Sonia Torre
TRIBUNA
De Reyes a Santa Claus
TRIBUNA
La última vez que los Reyes Magos me visitaron en casa yo tenía cinco años. No los vi, pero vaciaron sus tres copas de anís y dejaron en la nieve las huellas de sus pisadas. En la pequeña ventana de una cocina también pequeña relucían los juguetes que tanto había estado esperando. Intuí que había sido buena, o tal vez no tanto. Pero no me importaba. Hacía días que había elegido creer que mis padres, lejos de aquella casa y de mi ilusión, se habían ganado con creces el derecho de dar órdenes a aquellas Majestades de Oriente. Algo poderoso tenían que conseguir a cambio de esa distancia impuesta, de la ausencia prolongada, de la pena llorosa, de la voz al teléfono repitiendo, casi musitando: “El año que viene sí”.
Aquel encuentro único con los Reyes Magos formaba parte de las fiestas navideñas que padres y madres emigrantes organizaban en el Centro Español, el refugio que los hacía sentirse un poco más cerca de casa y menos solos
Sucedió entonces un terremoto que nos dejó al borde de un precipicio de duelo. Movió tanto la tierra que nada volvió a ser como era. Me pusieron a salvo tanto como pudieron y no sentí la sacudida. Pero en las siguientes navidades ya nada fue igual.
Los Reyes no vinieron a verme a casa. Nunca más lo hicieron. Tal vez tuvo algo que ver la aparición esa Nochebuena de un hombre vestido de rojo con una larga barba blanca del que yo nunca antes había oído hablar. Santa Claus se llamaba. Cumplía la misma misión. Entregar regalos subido a un trineo. Así que no le di muchas vueltas a esta nueva historia. Me habían cambiado el cuento, el decorado, los protagonistas, pero la esencia, pensé, sigue siendo la misma. Todo fluyó. Sin dramas, sin pataletas.
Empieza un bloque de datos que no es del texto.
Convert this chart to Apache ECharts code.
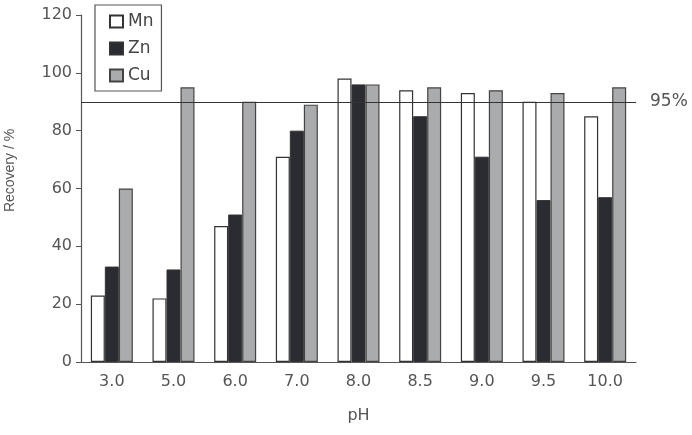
<!DOCTYPE html>
<html>
<head>
<meta charset="utf-8">
<script src="https://cdn.jsdelivr.net/npm/echarts@6/dist/echarts.min.js"></script>
<style>
  html, body { margin: 0; padding: 0; background: #fff; }
  #chart { width: 692px; height: 435px; }
</style>
</head>
<body>
<div id="chart"></div>
<script>
// pH values on the x axis
const phLabels = ['3.0', '5.0', '6.0', '7.0', '8.0', '8.5', '9.0', '9.5', '10.0']
// recovery (%) for each metal
const mnValues = [23, 22, 47, 71, 98, 94, 93, 90, 85]
const znValues = [33, 32, 51, 80, 96, 85, 71, 56, 57]
const cuValues = [60, 95, 90, 89, 96, 95, 94, 93, 95]
const limitValue = 90
const limitLabel = '95%'

const wide = 'DejaVu Sans, sans-serif'
const narrow = 'Liberation Sans, Arial, sans-serif'
const chart = echarts.init(document.getElementById('chart'))

chart.setOption({
  animation: false,
  grid: { left: 81, right: 56, top: 15, bottom: 73, outerBoundsMode: 'none' },
  legend: {
    orient: 'vertical',
    left: 95,
    top: 5,
    padding: [8, 8, 7, 14],
    itemGap: 10,
    itemWidth: 13,
    itemHeight: 12,
    icon: 'rect',
    borderColor: '#555',
    borderWidth: 1.2,
    textStyle: { fontFamily: wide, fontSize: 17, color: '#444' },
    data: ['Mn', 'Zn', 'Cu']
  },
  xAxis: {
    type: 'category',
    data: phLabels,
    name: 'pH',
    nameLocation: 'middle',
    nameGap: 46,
    nameTextStyle: { fontFamily: wide, fontSize: 16, color: '#555' },
    axisLine: { lineStyle: { color: '#555', width: 1.2 } },
    axisTick: { show: false },
    axisLabel: { fontFamily: wide, fontSize: 16, color: '#555', margin: 12 }
  },
  yAxis: {
    type: 'value',
    min: 0,
    max: 120,
    interval: 20,
    name: 'Recovery / %',
    nameLocation: 'middle',
    nameGap: 64,
    nameTextStyle: { fontFamily: narrow, fontSize: 14, color: '#555', padding: [0, 0, 0, 36] },
    axisLine: { show: true, lineStyle: { color: '#555', width: 1.2 } },
    axisTick: { show: true, length: 5, lineStyle: { color: '#555' } },
    axisLabel: { fontFamily: wide, fontSize: 16, color: '#555', margin: 9 },
    splitLine: { show: false }
  },
  series: [
    {
      name: 'Mn',
      type: 'bar',
      data: mnValues,
      barWidth: 14,
      barGap: '0%',
      itemStyle: { color: '#fff', borderColor: '#333', borderWidth: 1.2 },
      markLine: {
        silent: true,
        symbol: 'none',
        data: [{ yAxis: limitValue }],
        lineStyle: { color: '#333', width: 1.2, type: 'solid' },
        label: {
          position: 'end',
          distance: 14,
          formatter: limitLabel,
          fontFamily: wide,
          fontSize: 17,
          color: '#555'
        }
      }
    },
    {
      name: 'Zn',
      type: 'bar',
      data: znValues,
      barWidth: 14,
      barGap: '0%',
      itemStyle: { color: '#2b2c31', borderColor: '#333', borderWidth: 1 }
    },
    {
      name: 'Cu',
      type: 'bar',
      data: cuValues,
      barWidth: 14,
      barGap: '0%',
      itemStyle: { color: '#aaabad', borderColor: '#444', borderWidth: 1.2 }
    }
  ]
})
</script>
</body>
</html>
La magia de la inocencia se mantuvo intacta.
Así que acepté también con ingenuidad que días después visitáramos a Melchor, Gaspar y Baltasar en un gran salón lleno de gente y ruido. Era la primera vez que los veía. Sentados en sus tronos, arropados por sus pajes, recitaban nombres en voz alta. Después de cada uno, un niño se acercaba y recibía su regalo. Llegó mi turno y ahí estaba la muñeca de ojos azules. De manos del mismísimo Baltasar. Me guiñó un ojo y supe entonces que no me equivocaba al confiar en los poderes especiales de mis padres. Yo había viajado muy lejos, pero ellos habían conseguido que me encontraran y acertaran con el regalo. ¿Quién necesitaba una visita nocturna y furtiva si podía tener una recepción real por todo lo alto?
Fue ésa, sin duda, una navidad diferente por muchas otras razones. No estaban mis abuelos. No sentía la casa como mi casa. No tenía amigos. El frío era demasiado frío. Todo sonaba extraño. Todo estaba por estrenar. El mundo se había vuelto demasiado grande para mis ojos pequeños. Difícil comprender lo que estaba pasando. Santa Claus y los Reyes Magos fueron ese año los puntos en los que acababa y empezaba el eje que sostuvo la rotación que puso mi vida del revés. O quién sabe, del derecho.
Aun así, no recuerdo que esos días de novedosos árboles navideños, de villancicos cantados con palabras extranjeras, de cambios constantes, se infiltraran en mi memoria de manera dolorosa o traumática. Porque no fue así o porque tal vez todo resultó tan perturbador que quedó, de manera inconsciente, postergado en algún rincón del cerebro. Como las cosas que almacenamos en un viejo desván y luego olvidamos hasta que existen.
Aquel encuentro único con los Reyes Magos formaba parte de las fiestas navideñas que padres y madres emigrantes organizaban en el Centro Español, el refugio que los hacía sentirse un poco más cerca de casa y menos solos. Podía estar en cualquier lugar de aquella Europa que los recibía para trabajar. Fuera cual fuera la ciudad y el país, aquella fiesta infantil era más que una celebración. Era la determinación de que las tradiciones recién descubiertas no arrinconaran a las que venían en la maleta. El deseo de que las raíces propias no se secaran en la nueva tierra. No había que preocuparse tanto. Aquellos niños y niñas encontraron el equilibrio, aprendieron a ser un poco de aquí y un poco de allí. Construyeron su identidad aprovechando bien todos los pedazos diferentes que fueron encontrando.
Este año seguro que muchos niños y niñas descubrirán por primera vez a sus Majestades, al Apalpador, al Olentzero o al Anguleru. Aprenderán a decir también, por primera vez Feliz Navidad, Bo Nadal, Eguberri on o Bones Navidaes. Vengan de donde vengan, que sigan creyendo que la magia existe y que estos días sean un recuerdo único en su futuro.